Small‐Molecule Targeting of Defect Passivation in All‐Inorganic Carbon‐Based Perovskite Solar Cells
Zhipeng Ma, Songyang Yuan, Jiahuan Deng, Mengqi Wang, Wenwen Wu, Dehua Tian, Zaizhu Lou, Wenzhe Li, Jiandong Fan
Abstract
The fast‐track development in all‐inorganic perovskite photovoltaics for high efficiency are still facing the defect issues including vacancy, undercoordinated ions, and dislocation at the surface/interface of perovskite materials. Herein, three kinds of small‐molecules difluorobenzylamine (DFBA) are found to act as the interfacial modification materials to stabilize and enhance the efficiency of all‐inorganic carbon perovskite CsPbI 3– x Br x solar cell.

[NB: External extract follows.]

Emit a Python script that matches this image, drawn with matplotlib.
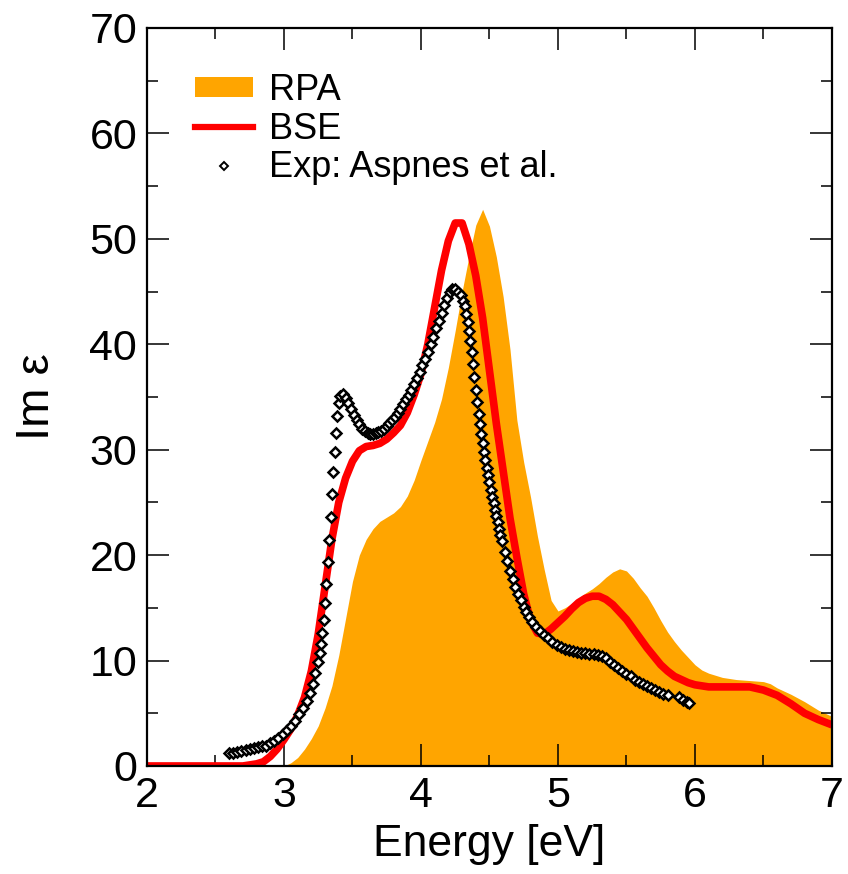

The fluorine atoms with different positions in the benzene ring are demonstrated by the density‐functional theory simulations and experiments to passivate the defect at the surface/interface of perovskites, boosting the photocarrier transfer. Accordingly, the most suitable 2,6‐DFBA is used to modify the perovskite to prepare hole‐transporting materials‐free carbon‐based CsPbI 3– x Br x ( X = 0.3) perovskite solar cells, and the interface‐modified device yields a power conversion efficiency (PCE) of 14.6%, the open‐circuit voltage is increased to 1.14 V, and the PCE of the unpackaged device remained at 92% of the initial PCE after 1680 h of storage at 20–30% air humidity.